Rajeevan • The undying disquiet that is always within, making me restless, sleepless, and fidgety. The reason and source of which remain unknown to me.
DN• No matter what IWP organizes, writers seem to take away impressions of Iowa City that defy prediction. After all this time, is there something about your stay in the US that has remained particularly memorable?
Rajeevan • Surely. Mainly it’s the writerly ambience. A writer can’t be lazy at Iowa because he or she is always in the community of writers, where all acts and talks finally end up in a talk bout the work one is doing. I don’t think this atmosphere is available anywhere in the world. The very ambience of Iowa leads a writer onto his or hers next work. There’s no way out but to write.
DN • Is there music that complements or stimulates your writing?
Rajeevan • Yes, this a brilliant question because I always write with a tune in the background and I follow this when I drive also. The background more or less keeps me undeviated on the road I am navigating along, be it in thought or in real act. Music is the spinal cord of all artistic works. I mean the music unpolluted by words.
DN • What are you working on right now?
Rajeevan • I am giving the final touch to my first novel.
DN • What are the effects of the many digital and web-based literary activities in your region/language/literary circuits?
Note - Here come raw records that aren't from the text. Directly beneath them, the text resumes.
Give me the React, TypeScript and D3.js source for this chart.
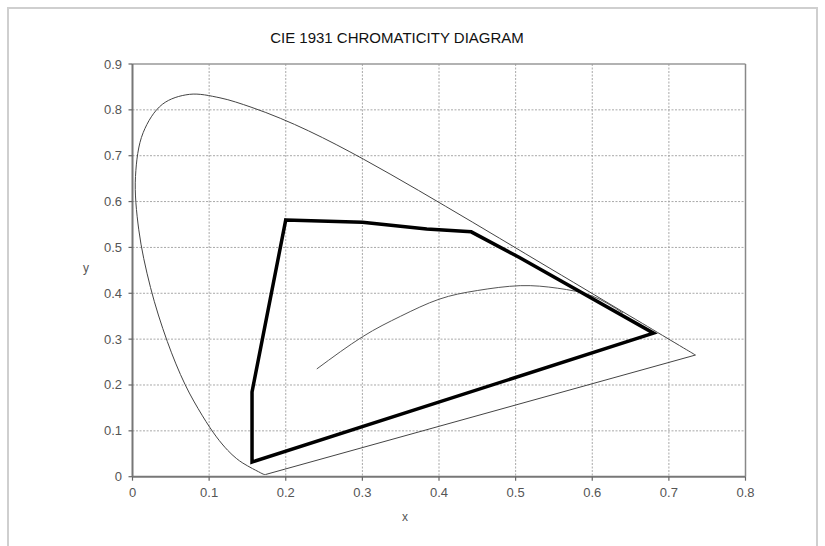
import React from "react";
import * as d3 from "d3";

const title = "CIE 1931 CHROMATICITY DIAGRAM";
const xTicks = [0, 0.1, 0.2, 0.3, 0.4, 0.5, 0.6, 0.7, 0.8];
const yTicks = [0, 0.1, 0.2, 0.3, 0.4, 0.5, 0.6, 0.7, 0.8, 0.9];

// CIE 1931 spectral locus (380–700 nm)
const locusX = [0.1741, 0.1733, 0.1726, 0.1714, 0.1689, 0.1644, 0.1566, 0.144, 0.1355, 0.1241, 0.1096, 0.0913, 0.0687, 0.0454, 0.0235, 0.0082, 0.0039, 0.0139, 0.0389, 0.0743, 0.1142, 0.1547, 0.1929, 0.2296, 0.2658, 0.3016, 0.3373, 0.3731, 0.4087, 0.4441, 0.4788, 0.5125, 0.5448, 0.5752, 0.6029, 0.627, 0.6482, 0.6658, 0.6915, 0.7079, 0.719, 0.726, 0.73, 0.7334, 0.7347];
const locusY = [0.005, 0.0048, 0.0048, 0.0051, 0.0069, 0.0109, 0.0177, 0.0297, 0.0399, 0.0578, 0.0868, 0.1327, 0.2007, 0.295, 0.4127, 0.5384, 0.6548, 0.7502, 0.812, 0.8338, 0.8262, 0.8059, 0.7816, 0.7543, 0.7243, 0.6923, 0.6589, 0.6245, 0.5896, 0.5547, 0.5202, 0.4866, 0.4544, 0.4242, 0.3965, 0.3725, 0.3514, 0.334, 0.3083, 0.292, 0.2809, 0.274, 0.27, 0.2666, 0.2653];

// Planckian-like locus
const planckX = [0.2405, 0.3, 0.35, 0.4, 0.45, 0.506, 0.555, 0.6, 0.64];
const planckY = [0.235, 0.305, 0.35, 0.387, 0.406, 0.4166, 0.411, 0.394, 0.357];

// Gamut polygon
const gamutX = [0.2, 0.3, 0.384, 0.442, 0.505, 0.68, 0.156, 0.156];
const gamutY = [0.56, 0.555, 0.54, 0.534, 0.478, 0.313, 0.032, 0.185];

export default function App() {
  const W = 825, H = 546;
  const x = d3.scaleLinear().domain([0, 0.8]).range([132.5, 745.5]);
  const y = d3.scaleLinear().domain([0, 0.9]).range([476.7, 64]);
  const fmt = (v: number) => (v === 0 ? "0" : d3.format(".1f")(v));

  const locus = locusX.map((v, i) => [v, locusY[i]] as [number, number]);
  const planck = planckX.map((v, i) => [v, planckY[i]] as [number, number]);
  const gamut = gamutX.map((v, i) => [v, gamutY[i]] as [number, number]);

  const curveLine = d3.line<[number, number]>().x(d => x(d[0])).y(d => y(d[1])).curve(d3.curveCatmullRom);
  const smoothLine = d3.line<[number, number]>().x(d => x(d[0])).y(d => y(d[1])).curve(d3.curveNatural);
  const straight = d3.line<[number, number]>().x(d => x(d[0])).y(d => y(d[1]));
  const closedLine = d3.line<[number, number]>().x(d => x(d[0])).y(d => y(d[1])).curve(d3.curveLinearClosed);

  const [x0, x1] = x.range();
  const [y0, y1] = y.range();
  const font = "'Liberation Sans', Arial, sans-serif";

  return (
    <svg width={W} height={H} style={{ position: "absolute", left: 0, top: 0, background: "#fff" }}>
      <rect x={8} y={8} width={809} height={560} fill="#fff" stroke="#cfcfcf" strokeWidth={2} />
      <text x={397} y={43} textAnchor="middle" fontFamily={font} fontSize={15} fill="#111">{title}</text>
      {/* grid */}
      {xTicks.slice(1, -1).map(t => (
        <line key={"gx" + t} x1={x(t)} x2={x(t)} y1={y1} y2={y0} stroke="#a8a8a8" strokeDasharray="2,1.5" strokeWidth={1} />
      ))}
      {yTicks.slice(1, -1).map(t => (
        <line key={"gy" + t} x1={x0} x2={x1} y1={y(t)} y2={y(t)} stroke="#a8a8a8" strokeDasharray="2,1.5" strokeWidth={1} />
      ))}
      {/* frame */}
      <line x1={x0} x2={x1} y1={y1} y2={y1} stroke="#999" strokeWidth={1.5} />
      <line x1={x1} x2={x1} y1={y1} y2={y0} stroke="#888" strokeWidth={1.5} />
      <line x1={x0} x2={x0} y1={y1} y2={y0} stroke="#777" strokeWidth={2} />
      <line x1={x0} x2={x1} y1={y0} y2={y0} stroke="#777" strokeWidth={2} />
      {/* ticks */}
      {xTicks.map(t => (
        <g key={"tx" + t}>
          <line x1={x(t)} x2={x(t)} y1={y0} y2={y0 + 4} stroke="#666" strokeWidth={1.2} />
          <text x={x(t)} y={497} textAnchor="middle" fontFamily={font} fontSize={13} fill="#555">{fmt(t)}</text>
        </g>
      ))}
      {yTicks.map(t => (
        <g key={"ty" + t}>
          <line x1={x0 - 4} x2={x0} y1={y(t)} y2={y(t)} stroke="#666" strokeWidth={1.2} />
          <text x={122} y={y(t) + 4.5} textAnchor="end" fontFamily={font} fontSize={13} fill="#555">{fmt(t)}</text>
        </g>
      ))}
      <text x={405} y={521} textAnchor="middle" fontFamily={font} fontSize={12} fill="#555">x</text>
      <text x={86} y={272} textAnchor="middle" fontFamily={font} fontSize={12} fill="#555">y</text>
      {/* spectral locus */}
      <path d={curveLine(locus) || ""} fill="none" stroke="#444" strokeWidth={1} />
      <path d={straight([locus[0], locus[locus.length - 1]]) || ""} fill="none" stroke="#444" strokeWidth={1} />
      {/* planckian */}
      <path d={smoothLine(planck) || ""} fill="none" stroke="#555" strokeWidth={1} />
      {/* gamut */}
      <path d={closedLine(gamut) || ""} fill="none" stroke="#000" strokeWidth={3.5} strokeLinejoin="miter" />
    </svg>
  );
}
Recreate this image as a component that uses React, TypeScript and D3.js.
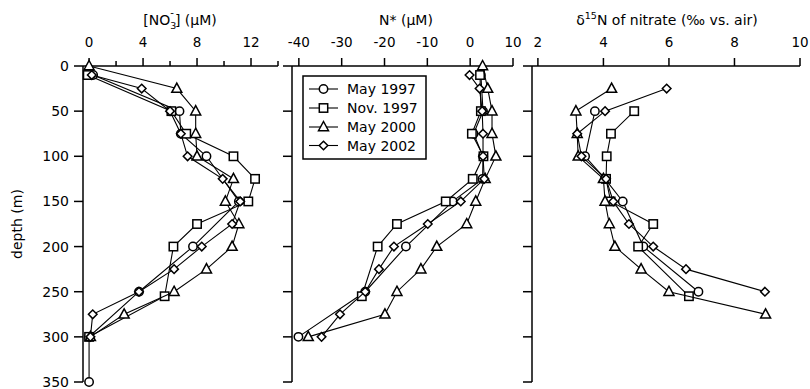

Are you interested in, or affected by, these changes in the texture of language and modes of writing?
Rajeevan • The advent of internet and web-based literary activities has helped a lot in democratizing literature. The print media is capital-based and therefore there’s hegemony in it. Now, anyone with a computer and an internet connection can launch a website or a blog. This is very positive. In that, it reminds me of the invention of printing which revolutionized and made people-oriented the process of writing. At the same time one has to be very critical and sensitive about the quality.
DN • What writers, or what works, are in your opinion in need of more translation and attention? What literary neighborhood excites you at the present moment?
Rajeevan • I can answer this question only by taking into consideration the writers who write in Indian regional languages like Hindi, Malayalam, Bengali, Tamil, etc, and comparing them with the Indian English writers. Take for example the Latin American writers or the Chinese writers. Their reputation is not because they write in English. We read the translation. But when it comes to India the Indian writers who are known outside Indian are only the ones who write in English, be it Arundhathi Roy, Vikram Seth or Amitav Gosh. I am not underestimating the quality of their works. But, at the same time, there are equally good, perhaps more outstanding writers in the regional languages, like Mahaswata Devi in Bengali, Asokamitran in Tamil and Uroob in Malayalam. I think there ought to be conscious initiative to translate such writers into English and other international languages.
DN • From your vantage point, should the state be involved in supporting literary creativity or literary institutions, and if so, in what ways?
Rajeevan • I don’t think so. When there’s a state, there’s a power. The position of a writer is always oppositional. When the state interferes, its policy and ideology come into play.
DN • What—if anything-- has given you a cause for political optimism in the last decade?
Rajeevan • The survival of democracy all over the world.